Tuesday, April 13, 2010

Potato Frittata

with roasted cauliflower and shiitakes.

Monday, April 12, 2010

Meatball Soup

with chicken stock, onions, herbed meatballs, whole wheat egg noodles, and baby turnip greens.

Saturday, April 10, 2010

Crab Cakes

with spinach and black rice.

Thursday, April 8, 2010

Mo Banana Bread

Two loaves. The flour was a blend of buckwheat, teff, and coconut, the fat was butter, and I threw in a half teaspoon of ground nutmeg. The nutmeg overwhelms the banana, but I love nutmeg so it's ok by me. I did, by the way, make Maida Heatter's Cuban Banana Bread last week.
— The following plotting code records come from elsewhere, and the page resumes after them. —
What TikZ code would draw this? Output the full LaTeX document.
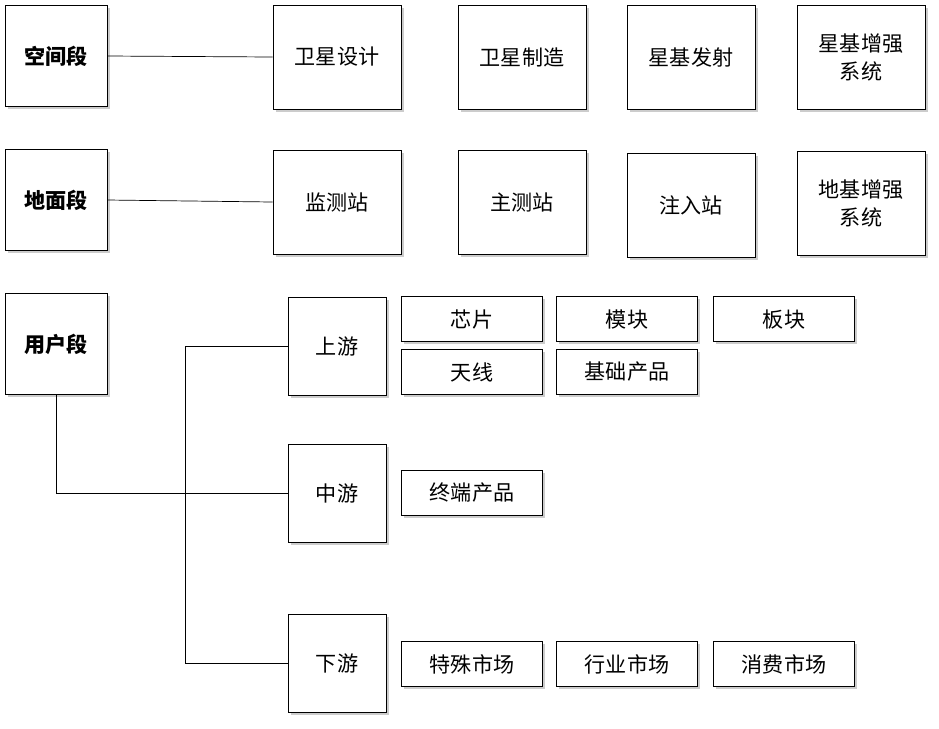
\documentclass[tikz,border=0pt]{standalone}
\usepackage{fontspec}
\setmainfont{Noto Sans CJK SC}
\usetikzlibrary{shadows}
\newcommand\pxu{0.02cm}
\tikzset{box/.style={draw=black, fill=white, drop shadow={shadow xshift=1.5pt, shadow yshift=-1.5pt, opacity=0.4}, align=center, font=\fontsize{12}{16}\selectfont},
  seg/.style={box, minimum width=102*\pxu, minimum height=101*\pxu, font=\fontsize{12}{16}\selectfont\bfseries},
  big/.style={box, minimum width=128*\pxu, minimum height=104*\pxu},
  mid/.style={box, minimum width=98*\pxu, minimum height=98*\pxu},
  small/.style={box, minimum width=141*\pxu, minimum height=45*\pxu}}
\begin{document}
\begin{tikzpicture}[x=0.02cm, y=-0.02cm]
  \useasboundingbox (0,0) rectangle (939,728);
  % space segment
  \node[seg] (space) at (56,56) {空间段};
  \node[big] (sat1) at (337,57) {卫星设计};
  \node[big] (sat2) at (522,57) {卫星制造};
  \node[big] (sat3) at (691,57) {星基发射};
  \node[big] (sat4) at (861,57) {星基增强\\系统};
  % ground segment
  \node[seg] (ground) at (56,200) {地面段};
  \node[big] (gnd1) at (337,202) {监测站};
  \node[big] (gnd2) at (522,202) {主测站};
  \node[big] (gnd3) at (691,205) {注入站};
  \node[big] (gnd4) at (861,203) {地基增强\\系统};
  % user segment
  \node[seg] (user) at (56,344) {用户段};
  \node[mid] (up) at (337,346) {上游};
  \node[mid] (midstream) at (337,493) {中游};
  \node[mid] (down) at (337,663) {下游};
  \node[small] (chip) at (472,319) {芯片};
  \node[small] (module) at (627,319) {模块};
  \node[small] (board) at (784,319) {板块};
  \node[small] (antenna) at (472,372) {天线};
  \node[small] (basic) at (627,372) {基础产品};
  \node[small] (terminal) at (472,493) {终端产品};
  \node[small] (special) at (472,664) {特殊市场};
  \node[small] (industry) at (627,664) {行业市场};
  \node[small] (consumer) at (784,664) {消费市场};

  \coordinate (split) at (185,346);
  \draw (space.east) -- (sat1.west);
  \draw (ground.east) -- (gnd1.west);
  \draw (user.south) |- (midstream.west);
  \draw (up.west) -- (split) |- (down.west);
\end{tikzpicture}
\end{document}
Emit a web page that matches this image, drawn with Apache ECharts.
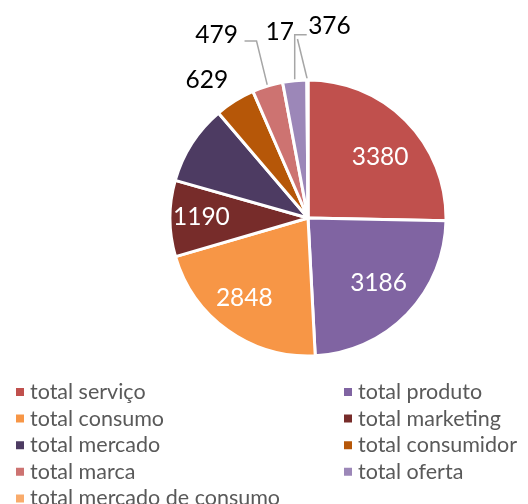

It calls for a cup of bran cereal (I used All-Bran), and to my taste this introduced too much salt and hard-to-identify processed something or other flavor.

Monday, April 5, 2010

Moroccan Lemon Chicken

with black rice and sprout-shiitake slaw.

White Bean Soup

I realized as I was putting this soup together that my soup-making has evolved into a game with one rule: I'm not allowed to buy anything specifically for the soup. I suppose I cheat in that I usually keep things like beans and chicken stock on hand, but the moment of making is spontaneous, and I use whatever is already in the house. Yesterday that meant:

1 lb. mayacoba beans
1 squishy box chicken stock
1 big badly sprouted oninon
a few chunks of country ham
2 ancient butternut squashes
some fresh sage
garlic

The soup is sublime. I am finally getting a handle on the texture of bean soup. Realizing that the secret to thickness is blending some of it up and adding it back to the pot was a big step. That's the thing about being self taught (at cooking or, I suppose, anything else): you gain a lot of confidence at the expense of some startling holes in your repertoire.

Saturday, April 3, 2010

Happy Easter!


Every year I say it: I should dye all our eggs, I find them so cheering. Below is my daughter's Easter to-do list.

Thursday, April 1, 2010

Spaghetti and Meatballs

or sort of: whole wheat fettuccine, broken into pieces, with sauteed red bell peppers and buffalo meatballs (ground buffalo meat, brown rice, chives, and a spoonful of preserved lemon).